Newsday (New York)
Wednesday, April 13, 2005
Editorial:
Megapower rises in Asia; China-India bloc may have global clout
Alone, China and India always
had the potential of each becoming an economic megapower. But together, they
could create an even more formidable economic and political bloc that should
give the world pause. That's on the way to becoming a reality of deep concern to
the West.
On Monday, the two Asian giants
- accounting for a third of the world's population - signed a landmark accord to
create a "strategic partnership" in an effort to resolve their
long-running dispute over the Himalayan border and, more important, create the
world's largest "free trade" zone, boosting economic and diplomatic
cooperation between Beijing and New Delhi.
At the very least, this
astonishing development should be a wake-up call to Western powers, encouraging
the United States and the European Union to establish closer ties as a potential
trans-Atlantic trade bloc to counter the power of an Asian mercantile colossus.
Whether or not this landmark
accord will work as well as both nations predict is open to speculation, even
skepticism, given the two nations' historical animosities and cultural
differences. But the bubbly optimism expressed by Indian and Chinese leaders on
signing the pact borders on the grandiose.
"India and China can
together reshape the world order," Indian Prime Minister Manmohan Singh
said after welcoming his Chinese counterpart, Premier Wen Jiabao, at India's
presidential palace. In a joint communique, the two leaders said that
India-China relations have now "acquired a global and strategic
character."
This is nothing less than a sea
change in the two nations' prickly relations, which have been marred by deep
distrust and the open sore of a dispute over their mountainous, largely unmarked
2,500-mile border. The two nations went to war over the disagreement in 1962.

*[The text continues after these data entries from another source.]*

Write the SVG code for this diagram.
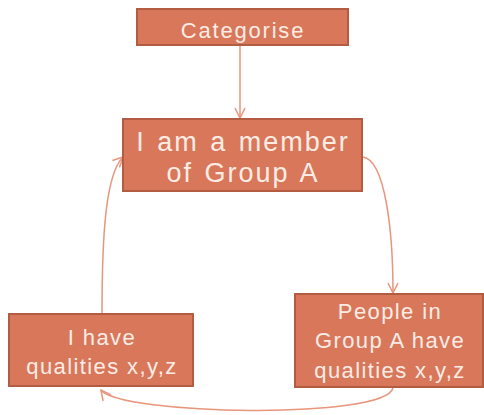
<svg xmlns="http://www.w3.org/2000/svg" width="484" height="415" viewBox="0 0 484 415">
<style>
.box{fill:#D9775A;stroke:#B45C42;stroke-width:2}
.t{font-family:"Liberation Sans",Arial,sans-serif;fill:#FBEDE6;text-anchor:middle;font-size:22px;letter-spacing:1.4px}
.big{font-size:27px;letter-spacing:2px;word-spacing:2px}
.c{fill:none;stroke:#E8957C;stroke-width:1.5}
</style>
<defs>
<marker id="ah" viewBox="0 0 12 12" refX="11" refY="6" markerWidth="12" markerHeight="12" markerUnits="userSpaceOnUse" orient="auto">
<path d="M1,1 L11,6 L1,11" fill="none" stroke="#E8957C" stroke-width="1.5"/>
</marker>
</defs>
<g id="connectors">
<path class="c" d="M240,46 L240,118" marker-end="url(#ah)"/>
<path class="c" d="M363,157 C385,160 393,230 393,293" marker-end="url(#ah)"/>
<path class="c" d="M102,314 C102,240 105,175 123,157" marker-end="url(#ah)"/>
<path class="c" d="M393,388 C385,420 120,415 101,390" marker-end="url(#ah)"/>
</g>
<g id="categorise">
<rect class="box" x="137" y="9" width="211" height="36"/>
<text class="t" x="243" y="38" style="letter-spacing:1.8px">Categorise</text>
</g>
<g id="member">
<rect class="box" x="123" y="119" width="239" height="72"/>
<text class="t big" x="243" y="151">I am a member</text>
<text class="t big" x="243" y="182">of Group A</text>
</g>
<g id="ihave">
<rect class="box" x="9" y="314" width="184" height="72"/>
<text class="t" x="102" y="345">I have</text>
<text class="t" x="102" y="374">qualities x,y,z</text>
</g>
<g id="people">
<rect class="box" x="295" y="294" width="188" height="93"/>
<text class="t" x="390" y="319">People in</text>
<text class="t" x="390" y="348">Group A have</text>
<text class="t" x="390" y="378">qualities x,y,z</text>
</g>
</svg>
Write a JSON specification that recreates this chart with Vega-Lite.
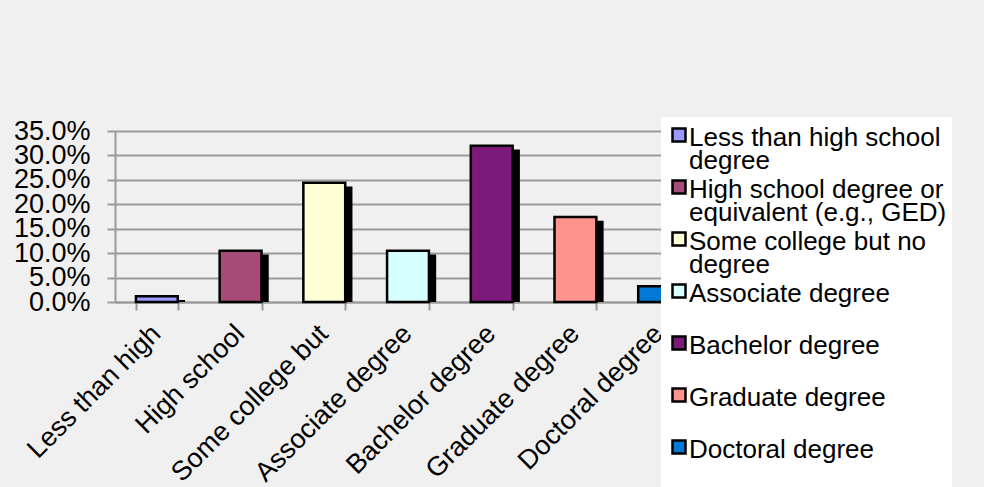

But relations had soured even earlier when Tibet's spiritual leader, the Dalai
Lama, fled Chinese communist persecution and was given refuge in India to form a
government in exile with 15,000 of his followers.
If this week's agreement
results in a resolution of the two giants' political disputes and the forging of
the largest free trade zone in the world, the India-China pact could alter the
balance of economic and political power in Asia and beyond.